The drink, though a lovely looking ginger-colored cocktail, is very satisfying. Your average starlight would probably order a Cosmo or a Mudslide; Marco's drink is more meant to be drunk than to be photographed with.

Part of what makes this drink satisfying is the simple layering of flavors: ginger and apple but predominately ginger with these flavors swimming in the vodka. It is shaken hard, not stirred, so that small fragments of ice float in the glass. It is glassy and beautiful without being gaudy; you could marry this drink and live happily ever after.

Marco does a variant on the drink with pear brandy from Oregon. It is very good also but the better version is the first with Applejack. The problem with the pear brandy is that it seems to draw attention away from the ginger. We compare the Applejack to the pear brandy, noting the complex aromatics of the pear brandy. Sometimes simplicity is best.

Maybe another factor in choosing simpler aromatics is the special smell in the bar this evening. The beautiful woodwork has just been varnished, but building rules do not allow opening a window. Apparently starlights or their dimwit dates have dropped champagne glass out the windows in the past. Sutter and Powell is a busy corner. Varnish is not one of the finer smells but it does make you a little high. Should that be added as an additional ingredient to this drink? Probably not but maybe an open can of varnished should be placed next to customers when they order this drink to get the full effect.

An environmental factor to consider with this drink is the Starlight Room itself. It is a classic. The woodwork is lovely, as is the glasswork and all else. It was constructed in the days when men were masters of their tools and build beautiful things with them. You will be thinking you are at the Hearst Castle in San Simeon. Apples, pears, brandy, ginger, vodka, an assortment of cheese, some Camembert included, of course, maybe a fine cigar. You are in heaven or as close as you are going to get to it while still living in San Francisco.

OUR TOWN? Right now I'm thinking of Grover's Corners and not San Francisco. You can see it, the play, that is, at the San Francisco playhouse. I didn't think I was going to like this play. Then when I saw it I was blown away. Why, I asked myself. I asked the same question, the theatre now empty and a bit cold, to Bill English, artistic director at San Francisco Playhouse. He is working on casting for the next play and doesn't have a lot of time. He gives me a hard look.

"Because it is a great play," he tells me.

But that doesn't really answer my question. You see I read the play beforehand and, while I found some of the lines interesting or amusing, I was not really moved by it. The scenes seemed like stereotypes of American life at the turn of the last century. And the Stage Manager's little speeches seemed slightly didactic. (The Stage Manager is a character and part of the play, if you don't know. The play is performed on an almost empty stage.)

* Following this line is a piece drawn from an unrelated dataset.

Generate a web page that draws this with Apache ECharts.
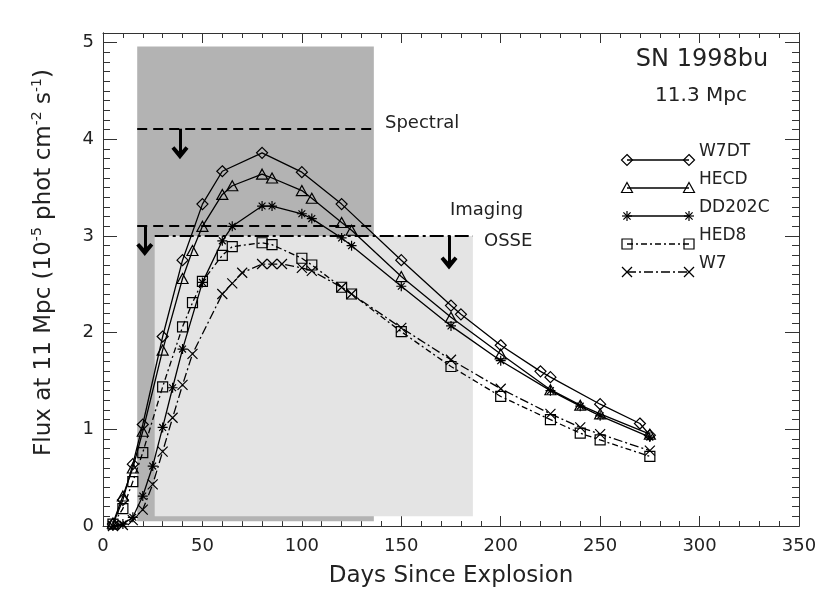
<!DOCTYPE html>
<html>
<head>
<meta charset="utf-8">
<script src="https://cdn.jsdelivr.net/npm/echarts@6/dist/echarts.min.js"></script>
<style>
html,body{margin:0;padding:0;background:#fff}
#chart{width:830px;height:593px}
</style>
</head>
<body>
<div id="chart"></div>
<script>
// model gamma-ray line flux at 11 Mpc, 1e-5 phot cm^-2 s^-1
var w7dtDays = [5, 10, 15, 20, 30, 40, 50, 60, 80, 100, 120, 150, 175, 180, 200, 220, 225, 250, 270, 275];
var w7dtFlux = [0.02, 0.27, 0.64, 1.05, 1.96, 2.75, 3.33, 3.67, 3.86, 3.66, 3.33, 2.75, 2.28, 2.19, 1.87, 1.60, 1.54, 1.26, 1.06, 0.94];

var hecdDays = [5, 10, 15, 20, 30, 40, 45, 50, 60, 65, 80, 85, 100, 105, 120, 125, 150, 175, 200, 225, 240, 250, 275];
var hecdFlux = [0.03, 0.31, 0.60, 0.98, 1.82, 2.56, 2.85, 3.10, 3.43, 3.52, 3.64, 3.60, 3.47, 3.39, 3.14, 3.06, 2.58, 2.16, 1.78, 1.41, 1.25, 1.16, 0.95];

var dd202cDays = [5, 10, 15, 20, 25, 30, 35, 40, 50, 60, 65, 80, 85, 100, 105, 120, 125, 150, 175, 200, 225, 240, 250, 275];
var dd202cFlux = [0.0, 0.02, 0.09, 0.31, 0.62, 1.02, 1.43, 1.83, 2.52, 2.95, 3.10, 3.31, 3.31, 3.23, 3.18, 2.98, 2.90, 2.48, 2.07, 1.71, 1.40, 1.24, 1.14, 0.92];

var hed8Days = [5, 10, 15, 20, 30, 40, 45, 50, 60, 65, 80, 85, 100, 105, 120, 125, 150, 175, 200, 225, 240, 250, 275];
var hed8Flux = [0.02, 0.18, 0.46, 0.76, 1.44, 2.06, 2.31, 2.53, 2.80, 2.89, 2.93, 2.91, 2.77, 2.70, 2.47, 2.40, 2.01, 1.65, 1.34, 1.10, 0.96, 0.89, 0.72];

var w7Days = [5, 10, 15, 20, 25, 30, 35, 40, 45, 60, 65, 70, 80, 85, 90, 100, 105, 120, 125, 150, 175, 200, 225, 240, 250, 275];
var w7Flux = [0.0, 0.01, 0.06, 0.17, 0.43, 0.77, 1.12, 1.46, 1.78, 2.40, 2.51, 2.62, 2.71, 2.71, 2.71, 2.67, 2.64, 2.47, 2.40, 2.05, 1.72, 1.42, 1.16, 1.02, 0.95, 0.78];

// observing windows: [dayFrom, dayTo, fluxBottom, fluxTop]
var spectralBox = [17.2, 136.2, 0.05, 4.96];
var osseBox = [26, 186, 0.10, 3.0];

// sensitivity limits: [dayFrom, dayTo, flux]
var spectralLimit = [17.2, 136.2, 4.11];
var imagingLimit = [17.2, 136.2, 3.11];
var osseLimit = [26, 186, 3.0];

// upper limit arrows: [day, fluxFrom, fluxTo]
var limitArrows = [[38.7, 4.11, 3.86], [21, 3.11, 2.86], [174, 3.0, 2.72]];

var xMin = 0, xMax = 350, xStep = 50;
var yMin = 0, yMax = 5.1, yStep = 1;

var FONT = 'DejaVu Sans';
var INK = '#222';
var AX = '#333';

var ASTER = 'path://M5,0L5,10M0,5L10,5M1.6,1.6L8.4,8.4M8.4,1.6L1.6,8.4';
var CROSS = 'path://M0,0L10,10M10,0L0,10';
var CHEVRON = 'path://M5,0L10,6.5L8.3,8L5,4.3L1.7,8L0,6.5Z';

function pairs(days, flux) {
    return days.map(function (d, i) { return [d, flux[i]]; });
}

function curve(name, days, flux, symbol, size, dash) {
    return {
        name: name,
        type: 'line',
        xAxisIndex: 0,
        yAxisIndex: 0,
        data: pairs(days, flux),
        symbol: symbol,
        symbolSize: size,
        showSymbol: true,
        z: 5,
        lineStyle: { color: '#000', width: 1.3, type: dash },
        itemStyle: { color: 'rgba(0,0,0,0)', borderColor: '#000', borderWidth: 1.2 },
        emphasis: { disabled: true }
    };
}

function limitLine(lim) {
    return [{ coord: [lim[0], lim[2]] }, { coord: [lim[1], lim[2]] }];
}

var xAxisBase = {
    type: 'value', min: xMin, max: xMax, interval: xStep,
    axisLine: { show: true, onZero: false, lineStyle: { color: AX, width: 1 } },
    axisTick: { show: true, inside: true, length: 10, lineStyle: { color: AX } },
    minorTick: { show: true, splitNumber: 5, length: 5, lineStyle: { color: AX } },
    splitLine: { show: false }
};

function yAx(pos, step, len, labels) {
    return {
        type: 'value', min: yMin, max: yMax, interval: step, position: pos,
        axisLine: { show: true, onZero: false, lineStyle: { color: AX, width: 1 } },
        axisTick: { show: true, inside: true, length: len, lineStyle: { color: AX } },
        axisLabel: labels ? {
            show: true, margin: 9, fontSize: 18, fontFamily: FONT, color: INK,
            formatter: function (v) { return Math.abs(v - Math.round(v)) < 1e-6 ? String(Math.round(v)) : ''; }
        } : { show: false },
        splitLine: { show: false }
    };
}

// legend drawn by hand: line with a marker at each end
var legendRows = [
    { name: 'W7DT', mark: 'diamond', dash: null },
    { name: 'HECD', mark: 'triangle', dash: null },
    { name: 'DD202C', mark: 'aster', dash: null },
    { name: 'HED8', mark: 'square', dash: [6, 3, 2, 3] },
    { name: 'W7', mark: 'cross', dash: [9, 3, 2, 3] }
];

function seg(x1, y1, x2, y2) {
    return { type: 'line', shape: { x1: x1, y1: y1, x2: x2, y2: y2 },
        style: { stroke: '#000', lineWidth: 1.2 } };
}

function marker(kind, cx, cy) {
    var st = { fill: 'none', stroke: '#000', lineWidth: 1.2 };
    if (kind === 'diamond') return [{ type: 'polygon', shape: { points: [[cx, cy - 5.5], [cx + 5.5, cy], [cx, cy + 5.5], [cx - 5.5, cy]] }, style: st }];
    if (kind === 'triangle') return [{ type: 'polygon', shape: { points: [[cx, cy - 5.5], [cx + 5.5, cy + 4.5], [cx - 5.5, cy + 4.5]] }, style: st }];
    if (kind === 'square') return [{ type: 'rect', shape: { x: cx - 5, y: cy - 5, width: 10, height: 10 }, style: st }];
    if (kind === 'aster') return [
        seg(cx, cy - 5, cx, cy + 5), seg(cx - 5, cy, cx + 5, cy),
        seg(cx - 3.6, cy - 3.6, cx + 3.6, cy + 3.6), seg(cx + 3.6, cy - 3.6, cx - 3.6, cy + 3.6)
    ];
    return [seg(cx - 5, cy - 5, cx + 5, cy + 5), seg(cx + 5, cy - 5, cx - 5, cy + 5)];
}

function label(txt, x, y, size, align) {
    return { type: 'text', x: x, y: y,
        style: { text: txt, font: size + 'px "' + FONT + '"', fill: INK, textAlign: align || 'left' } };
}

var graphics = [];
legendRows.forEach(function (r, i) {
    var y = 160 + i * 28;
    var ln = { type: 'line', shape: { x1: 627, y1: y, x2: 689, y2: y },
        style: { stroke: '#000', lineWidth: 1.3 } };
    if (r.dash) ln.style.lineDash = r.dash;
    graphics.push(ln);
    graphics = graphics.concat(marker(r.mark, 627, y), marker(r.mark, 689, y));
    graphics.push(label(r.name, 699, y - 17, 17));
});
graphics.push(label('Spectral', 385, 114, 18));
graphics.push(label('Imaging', 450, 201, 18));
graphics.push(label('OSSE', 484, 232, 18));
graphics.push(label('SN 1998bu', 702, 48, 24, 'center'));
graphics.push(label('11.3 Mpc', 701, 86, 20, 'center'));

var chart = echarts.init(document.getElementById('chart'), null, { renderer: 'canvas' });

var option = {
    animation: false,
    backgroundColor: '#fff',
    grid: { left: 103, top: 33, width: 696, height: 494 },
    xAxis: [
        Object.assign({}, xAxisBase, {
            position: 'bottom',
            axisLabel: { show: true, margin: 11, fontSize: 18, fontFamily: FONT, color: INK },
            name: 'Days Since Explosion', nameLocation: 'middle', nameGap: 39,
            nameTextStyle: { fontSize: 23, fontFamily: FONT, color: INK }
        }),
        Object.assign({}, xAxisBase, { position: 'top', axisLabel: { show: false } })
    ],
    yAxis: [
        Object.assign(yAx('left', yStep, 14, true), {
            name: 'Flux at 11 Mpc (10{s|-5} phot cm{s|-2} s{s|-1})',
            nameLocation: 'middle', nameGap: 45, nameRotate: 90,
            nameTextStyle: {
                fontSize: 23, fontFamily: FONT, color: INK, lineHeight: 28,
                padding: [0, 0, 0, 34],
                rich: { s: { fontSize: 14, fontFamily: FONT, color: INK, verticalAlign: 'top', lineHeight: 13 } }
            }
        }),
        yAx('left', 0.1, 7, false),
        yAx('right', yStep, 14, false),
        yAx('right', 0.1, 7, false)
    ],
    series: [
        {
            type: 'line', data: [], xAxisIndex: 0, yAxisIndex: 0, z: 1,
            markArea: { silent: true, z: 1, itemStyle: { color: '#b3b3b3' },
                data: [[{ coord: [spectralBox[0], spectralBox[2]] }, { coord: [spectralBox[1], spectralBox[3]] }]] }
        },
        {
            type: 'line', data: [], xAxisIndex: 0, yAxisIndex: 0, z: 2,
            markArea: { silent: true, z: 2, itemStyle: { color: '#e4e4e4' },
                data: [[{ coord: [osseBox[0], osseBox[2]] }, { coord: [osseBox[1], osseBox[3]] }]] }
        },
        {
            type: 'line', data: [], xAxisIndex: 0, yAxisIndex: 0,
            markLine: { silent: true, symbol: ['none', 'none'], label: { show: false },
                lineStyle: { color: '#000', width: 2, type: [10, 6] },
                data: [limitLine(spectralLimit), limitLine(imagingLimit)] }
        },
        {
            type: 'line', data: [], xAxisIndex: 0, yAxisIndex: 0,
            markLine: { silent: true, symbol: ['none', 'none'], label: { show: false },
                lineStyle: { color: '#000', width: 2, type: [14, 4, 3, 4] },
                data: [limitLine(osseLimit)] }
        },
        {
            type: 'line', data: [], xAxisIndex: 0, yAxisIndex: 0,
            markLine: { silent: true, symbol: ['none', 'none'], label: { show: false },
                lineStyle: { color: '#000', width: 3, type: 'solid' },
                data: limitArrows.map(function (a) {
                    return [{ coord: [a[0], a[1]], symbol: 'none' },
                            { coord: [a[0], a[2]], symbol: CHEVRON, symbolSize: [17, 13] }];
                }) }
        },
        curve('W7DT', w7dtDays, w7dtFlux, 'diamond', [11, 11], 'solid'),
        curve('HECD', hecdDays, hecdFlux, 'triangle', [11, 10], 'solid'),
        curve('DD202C', dd202cDays, dd202cFlux, ASTER, 10, 'solid'),
        curve('HED8', hed8Days, hed8Flux, 'rect', 10, [6, 3, 2, 3]),
        curve('W7', w7Days, w7Flux, CROSS, 10, [9, 3, 2, 3])
    ],
    graphic: { elements: graphics }
};

chart.setOption(option);
</script>
</body>
</html>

Apparently other people have had this opinion over the years. Even author Thornton Wilder had some reservations. But seeing this on stage was a whole other matter. Bill English loosened up and offered me a little more.

"It grabs the heart," he said.

Grabs the heart indeed. It performs open heart surgery and has you leaving the theatre stunned. Something about this play works like a hammer in the hands of a master carpenter driving nails. It leaves you reconstructed.

Any reason to analyze this further? Maybe not. But let's do it anyway. Cheers!

After I read the play, but before I saw it, I said to myself that nothing seemed substantiated. At the end when Emily has died and has gone to "Heaven" she says of those on earth, "They don't understand, do they?" Don't understand what, I kept asking myself a little perversely. "What is it that you understand, Emily," I asked.

But it is not really about what they don't understand. It is about the fact that they are all wrapped up in activities that prevent understanding. They are like so many starlights with glasses of champagne and social agendas.

Anyway, after the play I see clearly enough to walk over to Zingari's Lounge, order a Kettle One, and start writing some of this down. Kettle One clears my mind like nothing else. Or at least I like to think so. I'm in the Christmas spirit, anyway.